On Thursday during workshop, Glen told me about the Anatomy Collective's show, "Many Things are Destroying Me," and asked me if I might like to go see it. I said I would, so after my relatively failed writing session at the Pick Me Up, I trained home in a piss-poor mood to my home and then bused (bussed? bust?) out to Wicker Park for the show. By the first five or ten minutes, the bad mood was completely gone.
In essence, "Many Things are Destroying Me" is actually three shows: an interactive installation, a play, and an afterparty (if you can consider an afterparty a show...which I do). And the three parts were disparate enough that it's really difficult for me to review them as one item. The opening installation was a little like walking through a live-action version of Fly Guy. It invited the audience to wander through and a beautiful and surreal environment and interact with the miming characters within. A pair of women, bound in a wirework cage underneath a starscape of broken wine glasses sensually hand danced and made eyes at audience members. A mime in the middle of a circle of flowers played spin the bottle with himself (and anyone who wanted to sit with him) and tossed around an apple with a dancing girl in white and a persnickety writer who wandered the audience announcing himself with a horn. All of this was set to the music of an accordion player, who sat in the corner and whose face was so serious and intriguing that I was simultaneously enticed and terrified to walk up to her. In all, this was my favorite part of the evening, and not just because I'm a whore for artistic installations that invite me to play (although I am), but because of the balance struck between inviting play and giving the audience space. Which is to say that the Anatomy Collective provided ample opportunity for people like me to come and play, while not neglecting the beauty and visual elements necessary to rope in people who prefer to sit back and watch. It's a difficult balance to make--one that even some of the most accomplished spectacle companies often fail in, in my opinion--and the group pulled it off wonderfully.

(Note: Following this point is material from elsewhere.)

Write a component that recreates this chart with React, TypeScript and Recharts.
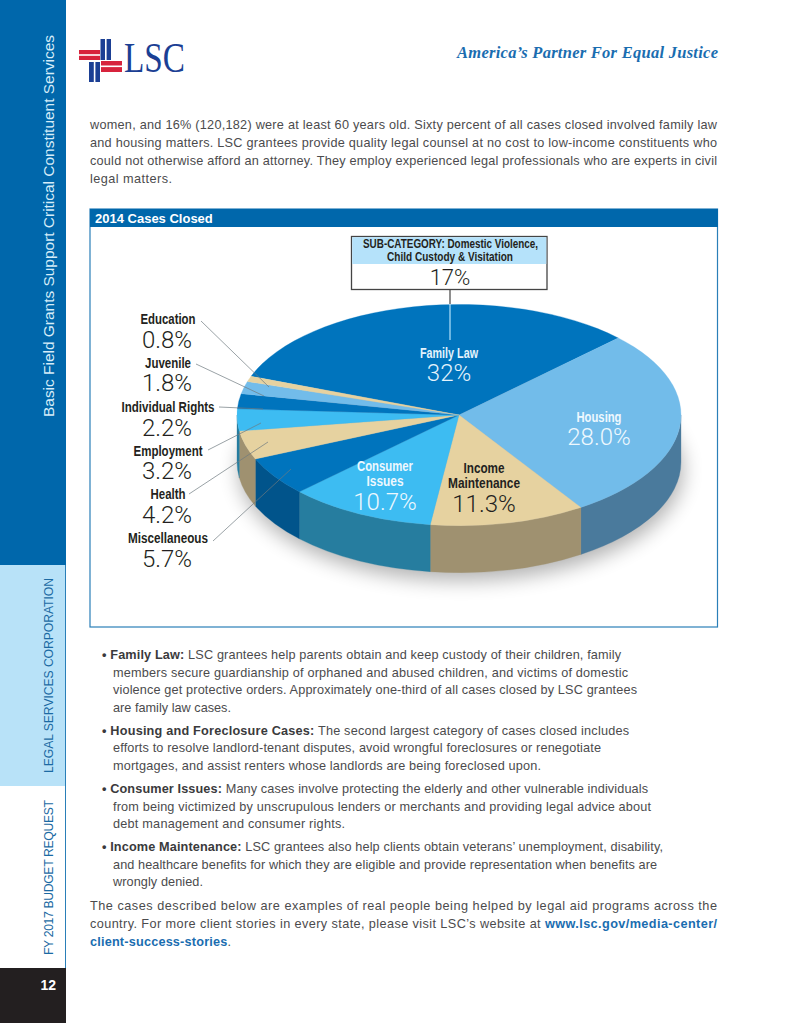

The second part of the show consisted of five short absurd plays by Chicago playwright Taavo Smith. In them, a pair of men stand before the "Author" (played by Taavo, himself) and ask him questions fanboy-style, though all but his one knee is paralyzed. In another, a man and a woman talk around the presence and possibly rape of another woman (who may or may not even exist). Though they were well written, these really break no new ground. Instead, they tread over the same ground covered years before by Beckett, Ionescu (woot! spelled it right.), Pinter--essentially the canon of absurdist plays. In and of itself that might have left me unimpressed and cold, but they were acted with such commitment and skill that they really took on a life of their own outside of their genre. Thus a scene in which two men held an argument in gibberish, which in unskilled hands might have turned into just another knock-off of the French Dadaist movement, was performed so adeptly that it truly allowed the audience to divorce themselves from the meaning of words and experience the emotion of the argument. Sudden shifts in mood and style in the aforementioned man-and-woman scene helped lend gravity and a real sense of unease to a conversation that said nothing particularly unsettling or creepy.
At the party afterward, I got to speak with Taavo, as well as the Anatomy Collective's artistic director, Stephanie Acosta and company member, Alex Miles Younger. I found them very giving and unpretentious, and I really think that this aided in creating the inviting mood of the show. Because had they been pretentious or dismissive or uninviting, themselves, this would have bled into the performances of the actors. It's good to know, then, that there are people creating fun spectacle and interesting shows who are not so full of themselves.
In all, it was truly a delight to see this show. If you can, I recommend seeing it. It runs again tonight. If not, look for the Anatomy Collective's next performance, Prometheus. I have a feeling it will be very interesting.